For advocates of a liberal economy, the weakening of the rial is not seen as a significant issue — as long as it is built on market fundamentals and in line with inflation. Former CBI Governor Tahmasb Mazaheri believes that the monetary regulator must concern itself with currency policies rather than the rial’s parity rates against foreign currencies, as reported by Eghtesad News website Dec. 31.
Indeed, liberal economists and exporters in fact welcome the recent drop in the rial’s value and are encouraging the CBI not to interfere in the market. They believe that local producers will benefit from a currency devaluation as competition between Iranian-made and imported products will increase if the rial’s value is not manipulated.

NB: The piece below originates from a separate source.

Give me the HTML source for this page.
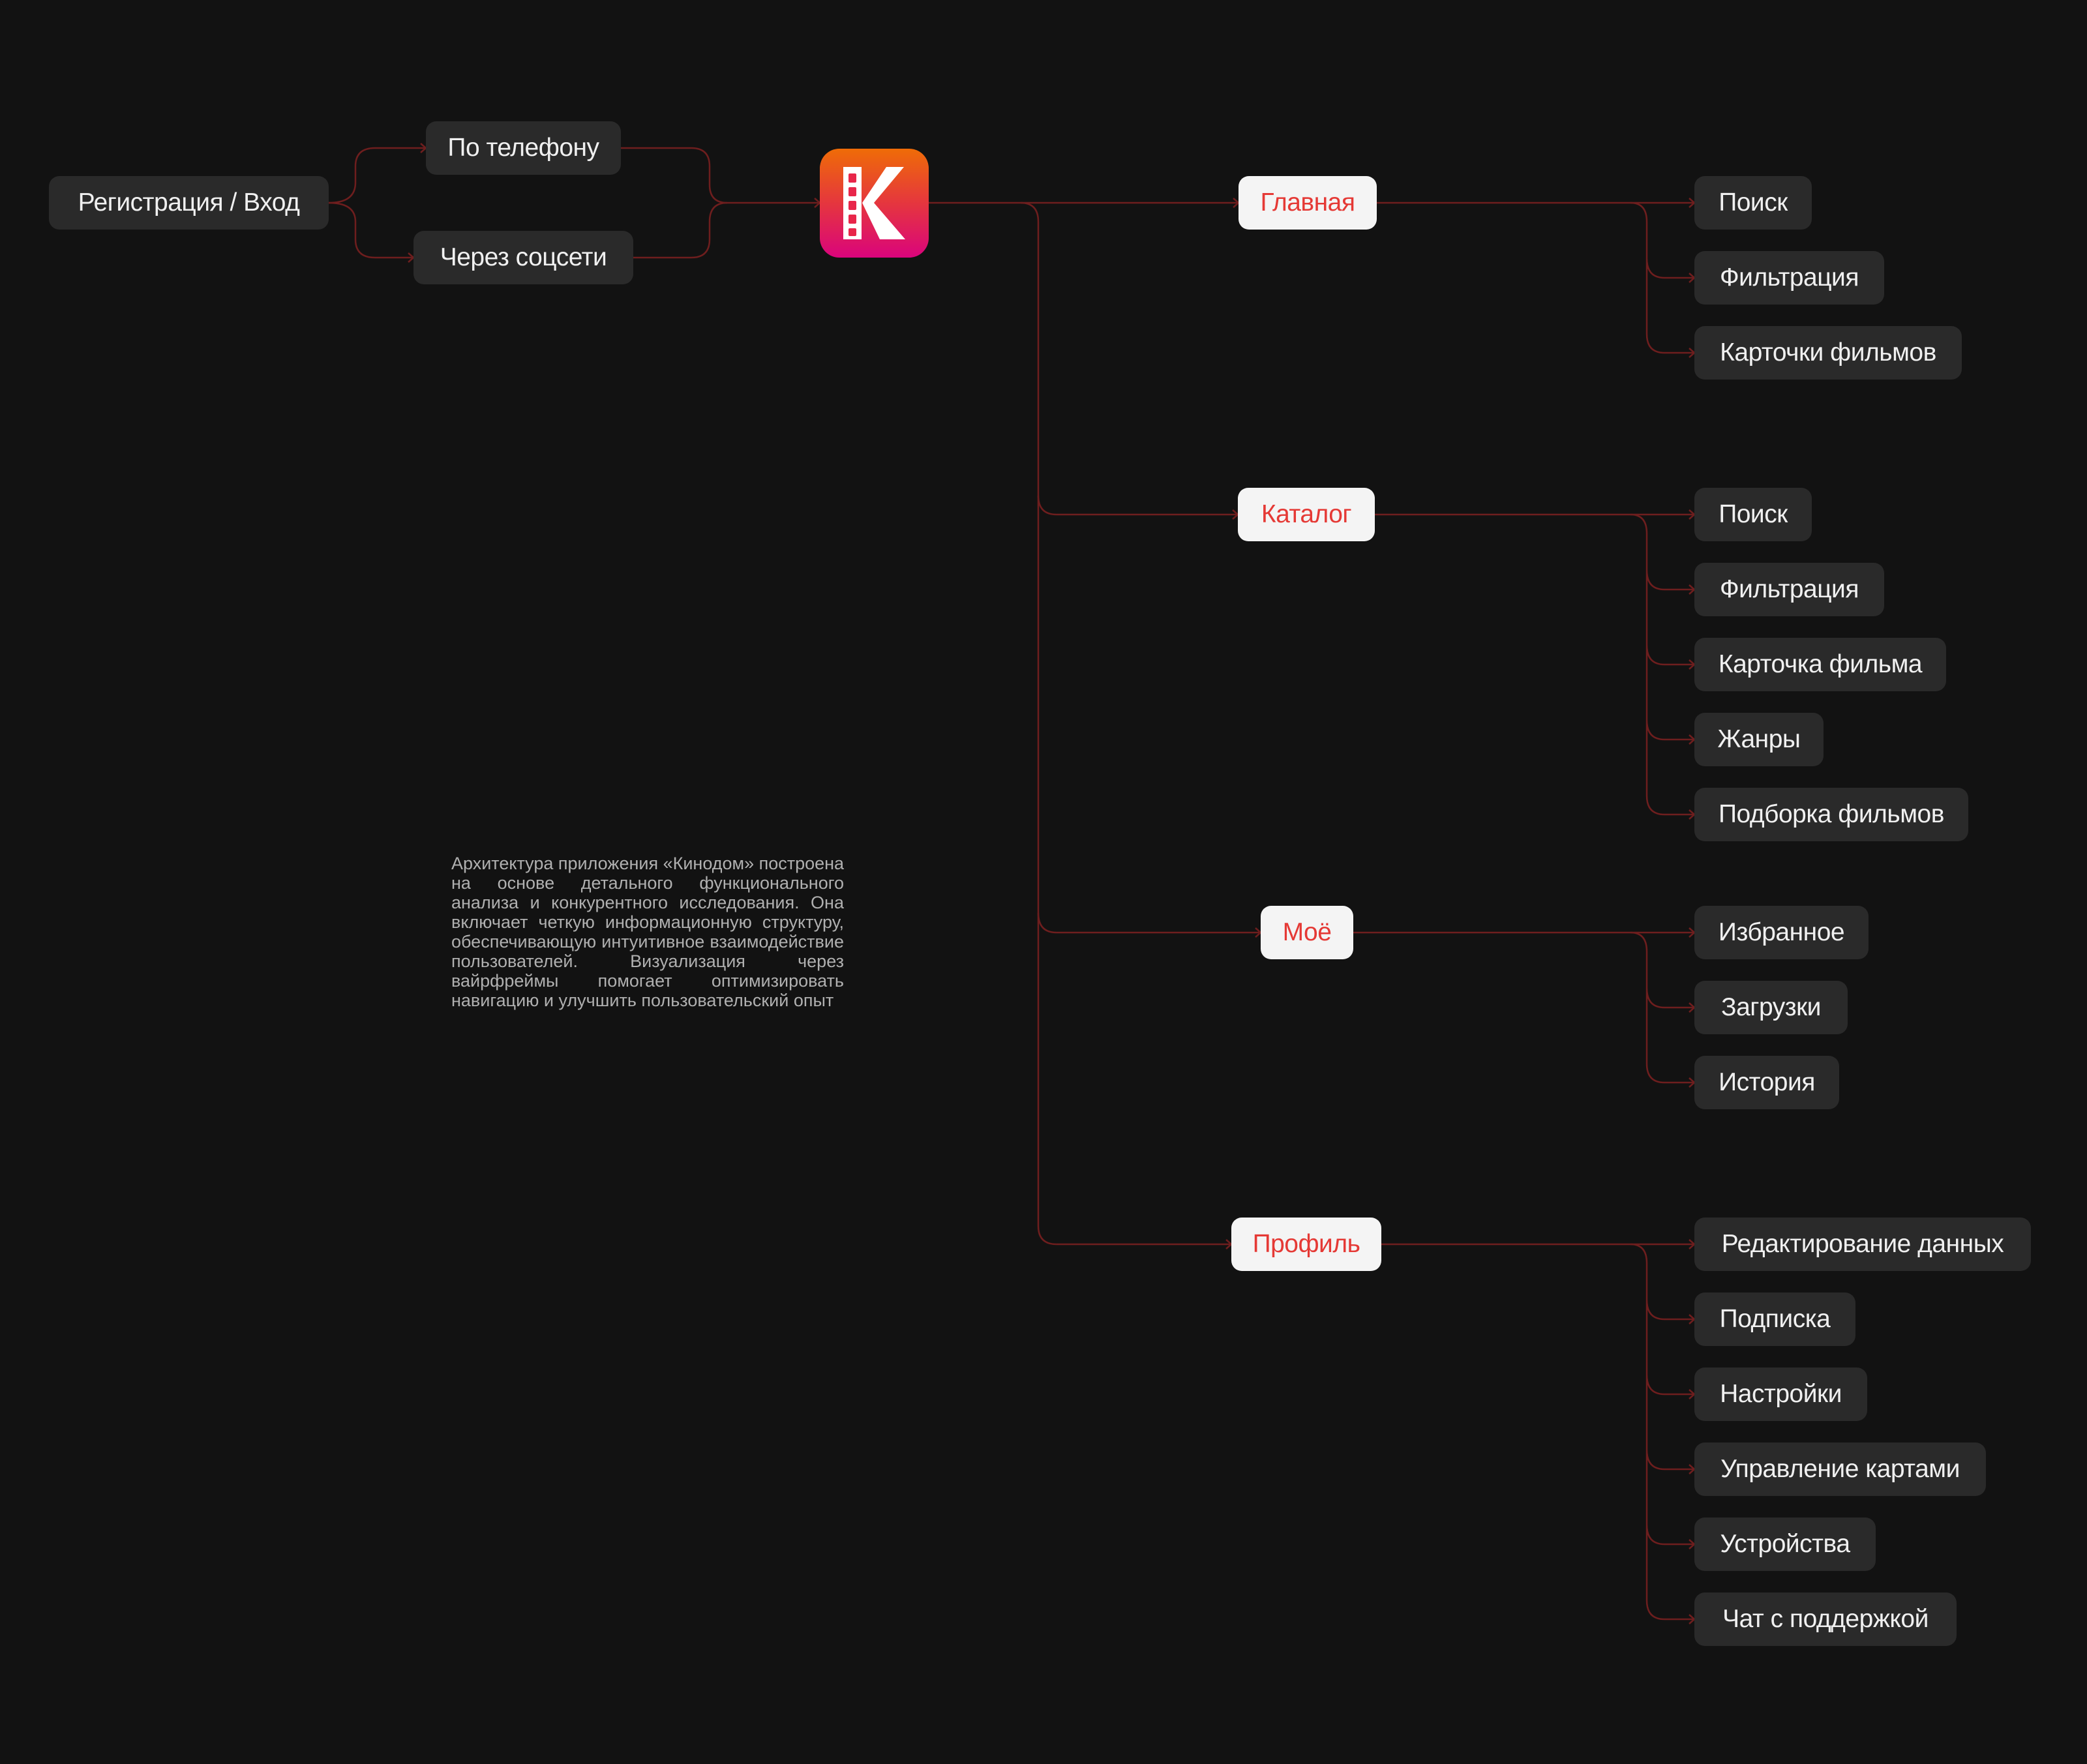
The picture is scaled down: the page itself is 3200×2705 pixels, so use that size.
<!DOCTYPE html>
<html><head><meta charset="utf-8"><style>
html,body{margin:0;padding:0;background:#121212;}
body{width:3200px;height:2705px;position:relative;overflow:hidden;font-family:"Liberation Sans","Noto Sans CJK SC",sans-serif;}
.b{position:absolute;height:82px;line-height:82px;border-radius:16px;background:#2a2a2a;color:#f0f0f0;font-size:39px;text-align:center;white-space:nowrap;letter-spacing:-0.5px}
.w{background:#f4f4f4;color:#e53935}
svg{position:absolute;left:0;top:0}
.t{position:absolute;left:692px;top:1309px;width:602px;font-size:27px;line-height:30px;color:#b0b0b0;letter-spacing:0}
.t span{display:block;text-align:justify;text-align-last:justify;white-space:nowrap}
.t span.l{text-align-last:left}
</style></head><body>
<svg width="3200" height="2705" fill="none" stroke="#6e1e1e" stroke-width="2.5">
<path d="M504,311 Q545,311 545,280 V255 Q545,227 575,227 H653"/>
<path d="M504,311 Q545,311 545,340 V367 Q545,395 575,395 H634"/>
<path d="M952,227 H1060 Q1088,227 1088,255 V283 Q1088,311 1115,311 H1257"/>
<path d="M971,395 H1060 Q1088,395 1088,367 V340 Q1088,311 1115,311"/>
<path d="M645,220 L653,227 L645,234 M626,388 L634,395 L626,402 M1249,304 L1257,311 L1249,318"/>
<path d="M1424,311 H1899"/>
<path d="M1565,311 Q1592,311 1592,340 V1880 Q1592,1908 1620,1908 H1888"/>
<path d="M1592,760 Q1592,789 1620,789 H1898"/>
<path d="M1592,1400 Q1592,1430 1620,1430 H1933"/>
<path d="M1891,304 L1899,311 L1891,318 M1890,782 L1898,789 L1890,796 M1925,1423 L1933,1430 L1925,1437 M1880,1901 L1888,1908 L1880,1915"/>
<path d="M2111,311 H2598 M2108,789 H2598 M2075,1430 H2598 M2118,1908 H2598"/>
<path d="M2500,311 Q2525,311 2525,340 V512 Q2525,541 2552,541 H2598 M2525,396 Q2525,426 2552,426 H2598"/>
<path d="M2500,789 Q2525,789 2525,818 V1220 Q2525,1249 2552,1249 H2598 M2525,874 Q2525,904 2552,904 H2598 M2525,989 Q2525,1019 2552,1019 H2598 M2525,1104 Q2525,1134 2552,1134 H2598"/>
<path d="M2500,1430 Q2525,1430 2525,1459 V1631 Q2525,1660 2552,1660 H2598 M2525,1515 Q2525,1545 2552,1545 H2598"/>
<path d="M2500,1908 Q2525,1908 2525,1937 V2454 Q2525,2483 2552,2483 H2598 M2525,1993 Q2525,2023 2552,2023 H2598 M2525,2108 Q2525,2138 2552,2138 H2598 M2525,2223 Q2525,2253 2552,2253 H2598 M2525,2338 Q2525,2368 2552,2368 H2598"/>
<path d="M2590,304 L2598,311 L2590,318 M2590,419 L2598,426 L2590,433 M2590,534 L2598,541 L2590,548
M2590,782 L2598,789 L2590,796 M2590,897 L2598,904 L2590,911 M2590,1012 L2598,1019 L2590,1026 M2590,1127 L2598,1134 L2590,1141 M2590,1242 L2598,1249 L2590,1256
M2590,1423 L2598,1430 L2590,1437 M2590,1538 L2598,1545 L2590,1552 M2590,1653 L2598,1660 L2590,1667
M2590,1901 L2598,1908 L2590,1915 M2590,2016 L2598,2023 L2590,2030 M2590,2131 L2598,2138 L2590,2145 M2590,2246 L2598,2253 L2590,2260 M2590,2361 L2598,2368 L2590,2375 M2590,2476 L2598,2483 L2590,2490"/>
<defs><linearGradient id="g" x1="0" y1="0" x2="0" y2="1"><stop offset="0" stop-color="#ef6c07"/><stop offset="0.5" stop-color="#e5363e"/><stop offset="1" stop-color="#da047c"/></linearGradient></defs>
<rect x="1257" y="228" width="167" height="167" rx="30" fill="url(#g)" stroke="none"/>
<rect x="1293" y="256" width="28" height="111" fill="#fff" stroke="none"/>
<g fill="#e8264a" stroke="none"><rect x="1301" y="266" width="12" height="14" rx="2"/><rect x="1301" y="287" width="12" height="14" rx="2"/><rect x="1301" y="308" width="12" height="14" rx="2"/><rect x="1301" y="329" width="12" height="14" rx="2"/><rect x="1301" y="350" width="12" height="12" rx="2"/></g>
<polygon points="1359,256 1386,256 1340,311 1388,367 1349,367 1322,311" fill="#fff" stroke="none"/>
</svg>
<div class="b" style="left:75px;top:270px;width:429px">Регистрация / Вход</div>
<div class="b" style="left:653px;top:186px;width:299px">По телефону</div>
<div class="b" style="left:634px;top:354px;width:337px">Через соцсети</div>

<div class="b w" style="left:1899px;top:270px;width:212px">Главная</div>
<div class="b w" style="left:1898px;top:748px;width:210px">Каталог</div>
<div class="b w" style="left:1933px;top:1389px;width:142px">Моё</div>
<div class="b w" style="left:1888px;top:1867px;width:230px">Профиль</div>

<div class="b" style="left:2598px;top:270px;width:180px">Поиск</div>
<div class="b" style="left:2598px;top:385px;width:291px">Фильтрация</div>
<div class="b" style="left:2598px;top:500px;width:410px">Карточки фильмов</div>

<div class="b" style="left:2598px;top:748px;width:180px">Поиск</div>
<div class="b" style="left:2598px;top:863px;width:291px">Фильтрация</div>
<div class="b" style="left:2598px;top:978px;width:386px">Карточка фильма</div>
<div class="b" style="left:2598px;top:1093px;width:198px">Жанры</div>
<div class="b" style="left:2598px;top:1208px;width:420px">Подборка фильмов</div>

<div class="b" style="left:2598px;top:1389px;width:267px">Избранное</div>
<div class="b" style="left:2598px;top:1504px;width:235px">Загрузки</div>
<div class="b" style="left:2598px;top:1619px;width:222px">История</div>

<div class="b" style="left:2598px;top:1867px;width:516px">Редактирование данных</div>
<div class="b" style="left:2598px;top:1982px;width:247px">Подписка</div>
<div class="b" style="left:2598px;top:2097px;width:265px">Настройки</div>
<div class="b" style="left:2598px;top:2212px;width:447px">Управление картами</div>
<div class="b" style="left:2598px;top:2327px;width:278px">Устройства</div>
<div class="b" style="left:2598px;top:2442px;width:402px">Чат с поддержкой</div>

<div class="t">
<span>Архитектура приложения «Кинодом» построена</span>
<span>на основе детального функционального</span>
<span>анализа и конкурентного исследования. Она</span>
<span>включает четкую информационную структуру,</span>
<span>обеспечивающую интуитивное взаимодействие</span>
<span>пользователей. Визуализация через</span>
<span>вайрфреймы помогает оптимизировать</span>
<span class="l">навигацию и улучшить пользовательский опыт</span>
</div>
</body></html>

As seen under previous governments, an artificially strong rial will lead to Dutch Disease, making the output of local exporters less competitive. As such, the administration of President Hassan Rouhani is now being accused by liberal economists of making the same mistakes in the currency market as former populist President Mahmoud Ahmadinejad (2005-2013) once did. The moderate administration and the Central Bank are thus being urged to be brave enough to resolve the issue of instability on the currency market once and for all by letting the rial approach its real value.
Although the ideal would be to have the CBI only manage the seasonal fluctuations of the currency market, it is seemingly not giving up its old habit of constant interference due to political concerns. In the months leading up to the May presidential elections, the rial is thus expected to strengthen — despite all sanctions-related and other financial restrictions the Central Bank already faces.
This policy is likely to be central for the Rouhani administration as the president will need the public to turn up at the polls. But in the medium run, the rules of the rial game must change if local manufacturers and their exports are to come to the rescue of the faltering Iranian economy.